● **Work to be completed**: Omit all images. Write out the rest of the material exactly.

# # # # #

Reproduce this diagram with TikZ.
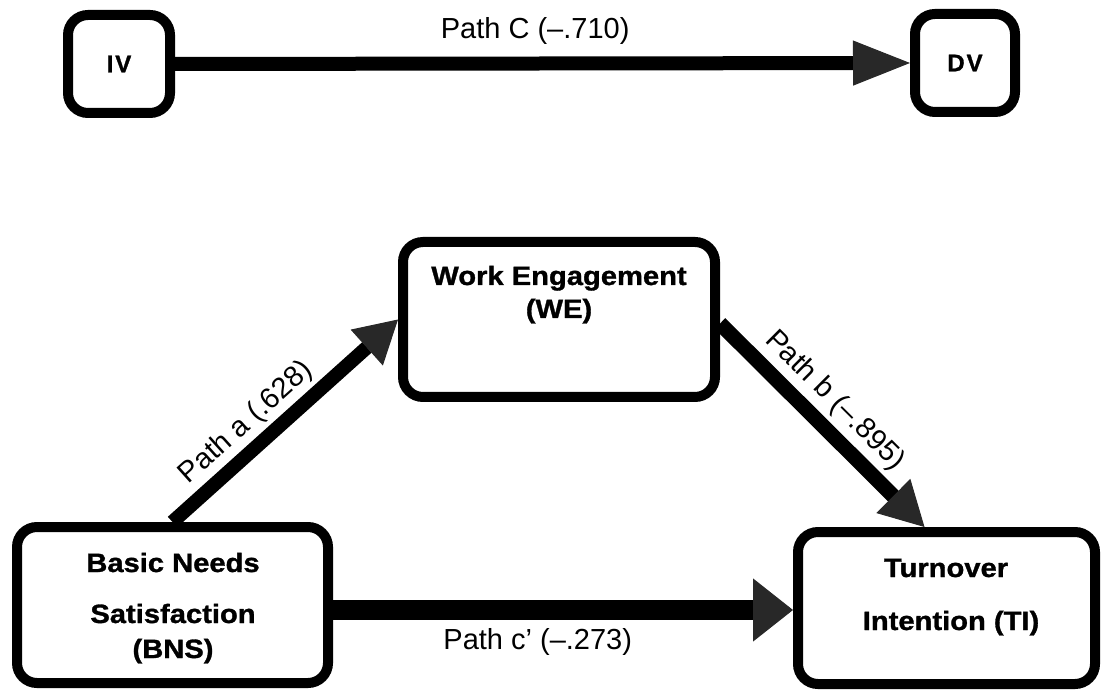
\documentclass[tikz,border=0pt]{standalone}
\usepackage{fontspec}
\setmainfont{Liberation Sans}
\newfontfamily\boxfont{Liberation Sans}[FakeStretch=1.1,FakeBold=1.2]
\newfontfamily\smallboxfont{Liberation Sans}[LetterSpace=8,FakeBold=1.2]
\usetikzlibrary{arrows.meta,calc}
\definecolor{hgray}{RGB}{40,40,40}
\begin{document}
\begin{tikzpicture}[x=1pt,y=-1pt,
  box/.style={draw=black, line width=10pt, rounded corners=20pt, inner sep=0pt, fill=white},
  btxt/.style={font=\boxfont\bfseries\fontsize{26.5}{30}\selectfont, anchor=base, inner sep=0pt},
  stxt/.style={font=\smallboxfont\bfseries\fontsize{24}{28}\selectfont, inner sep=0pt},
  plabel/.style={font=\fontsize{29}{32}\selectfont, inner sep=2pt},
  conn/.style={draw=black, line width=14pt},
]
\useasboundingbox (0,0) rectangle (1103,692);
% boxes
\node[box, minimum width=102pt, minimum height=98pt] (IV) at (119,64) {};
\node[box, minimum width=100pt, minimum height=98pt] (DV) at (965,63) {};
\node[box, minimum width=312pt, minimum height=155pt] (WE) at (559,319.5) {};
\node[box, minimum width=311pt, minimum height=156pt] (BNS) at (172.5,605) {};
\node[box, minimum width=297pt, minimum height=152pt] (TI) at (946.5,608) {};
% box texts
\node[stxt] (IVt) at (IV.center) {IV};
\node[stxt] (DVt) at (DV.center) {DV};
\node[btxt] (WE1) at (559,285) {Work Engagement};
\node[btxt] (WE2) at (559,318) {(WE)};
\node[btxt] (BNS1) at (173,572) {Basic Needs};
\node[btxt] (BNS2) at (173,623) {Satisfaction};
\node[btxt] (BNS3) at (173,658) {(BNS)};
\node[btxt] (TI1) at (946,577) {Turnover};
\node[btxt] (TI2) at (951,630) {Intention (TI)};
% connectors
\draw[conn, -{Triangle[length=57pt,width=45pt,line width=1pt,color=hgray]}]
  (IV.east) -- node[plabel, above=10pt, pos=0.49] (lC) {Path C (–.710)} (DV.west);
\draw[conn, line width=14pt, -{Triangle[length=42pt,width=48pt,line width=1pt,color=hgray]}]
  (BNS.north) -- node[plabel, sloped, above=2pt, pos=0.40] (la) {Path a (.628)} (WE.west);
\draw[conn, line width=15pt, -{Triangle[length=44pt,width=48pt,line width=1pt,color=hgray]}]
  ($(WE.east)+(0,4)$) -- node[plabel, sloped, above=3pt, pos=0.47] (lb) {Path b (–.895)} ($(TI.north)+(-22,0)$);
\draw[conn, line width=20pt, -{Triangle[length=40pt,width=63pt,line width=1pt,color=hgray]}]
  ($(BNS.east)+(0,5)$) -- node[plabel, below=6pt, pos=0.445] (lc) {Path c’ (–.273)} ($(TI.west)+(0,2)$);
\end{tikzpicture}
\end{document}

# # # # #

● **Answer for the task**:
Reproduce this diagram with TikZ.
\documentclass[tikz,border=0pt]{standalone}
\usepackage{fontspec}
\setmainfont{Liberation Sans}
\newfontfamily\boxfont{Liberation Sans}[FakeStretch=1.1,FakeBold=1.2]
\newfontfamily\smallboxfont{Liberation Sans}[LetterSpace=8,FakeBold=1.2]
\usetikzlibrary{arrows.meta,calc}
\definecolor{hgray}{RGB}{40,40,40}
\begin{document}
\begin{tikzpicture}[x=1pt,y=-1pt,
  box/.style={draw=black, line width=10pt, rounded corners=20pt, inner sep=0pt, fill=white},
  btxt/.style={font=\boxfont\bfseries\fontsize{26.5}{30}\selectfont, anchor=base, inner sep=0pt},
  stxt/.style={font=\smallboxfont\bfseries\fontsize{24}{28}\selectfont, inner sep=0pt},
  plabel/.style={font=\fontsize{29}{32}\selectfont, inner sep=2pt},
  conn/.style={draw=black, line width=14pt},
]
\useasboundingbox (0,0) rectangle (1103,692);
% boxes
\node[box, minimum width=102pt, minimum height=98pt] (IV) at (119,64) {};
\node[box, minimum width=100pt, minimum height=98pt] (DV) at (965,63) {};
\node[box, minimum width=312pt, minimum height=155pt] (WE) at (559,319.5) {};
\node[box, minimum width=311pt, minimum height=156pt] (BNS) at (172.5,605) {};
\node[box, minimum width=297pt, minimum height=152pt] (TI) at (946.5,608) {};
% box texts
\node[stxt] (IVt) at (IV.center) {IV};
\node[stxt] (DVt) at (DV.center) {DV};
\node[btxt] (WE1) at (559,285) {Work Engagement};
\node[btxt] (WE2) at (559,318) {(WE)};
\node[btxt] (BNS1) at (173,572) {Basic Needs};
\node[btxt] (BNS2) at (173,623) {Satisfaction};
\node[btxt] (BNS3) at (173,658) {(BNS)};
\node[btxt] (TI1) at (946,577) {Turnover};
\node[btxt] (TI2) at (951,630) {Intention (TI)};
% connectors
\draw[conn, -{Triangle[length=57pt,width=45pt,line width=1pt,color=hgray]}]
  (IV.east) -- node[plabel, above=10pt, pos=0.49] (lC) {Path C (–.710)} (DV.west);
\draw[conn, line width=14pt, -{Triangle[length=42pt,width=48pt,line width=1pt,color=hgray]}]
  (BNS.north) -- node[plabel, sloped, above=2pt, pos=0.40] (la) {Path a (.628)} (WE.west);
\draw[conn, line width=15pt, -{Triangle[length=44pt,width=48pt,line width=1pt,color=hgray]}]
  ($(WE.east)+(0,4)$) -- node[plabel, sloped, above=3pt, pos=0.47] (lb) {Path b (–.895)} ($(TI.north)+(-22,0)$);
\draw[conn, line width=20pt, -{Triangle[length=40pt,width=63pt,line width=1pt,color=hgray]}]
  ($(BNS.east)+(0,5)$) -- node[plabel, below=6pt, pos=0.445] (lc) {Path c’ (–.273)} ($(TI.west)+(0,2)$);
\end{tikzpicture}
\end{document}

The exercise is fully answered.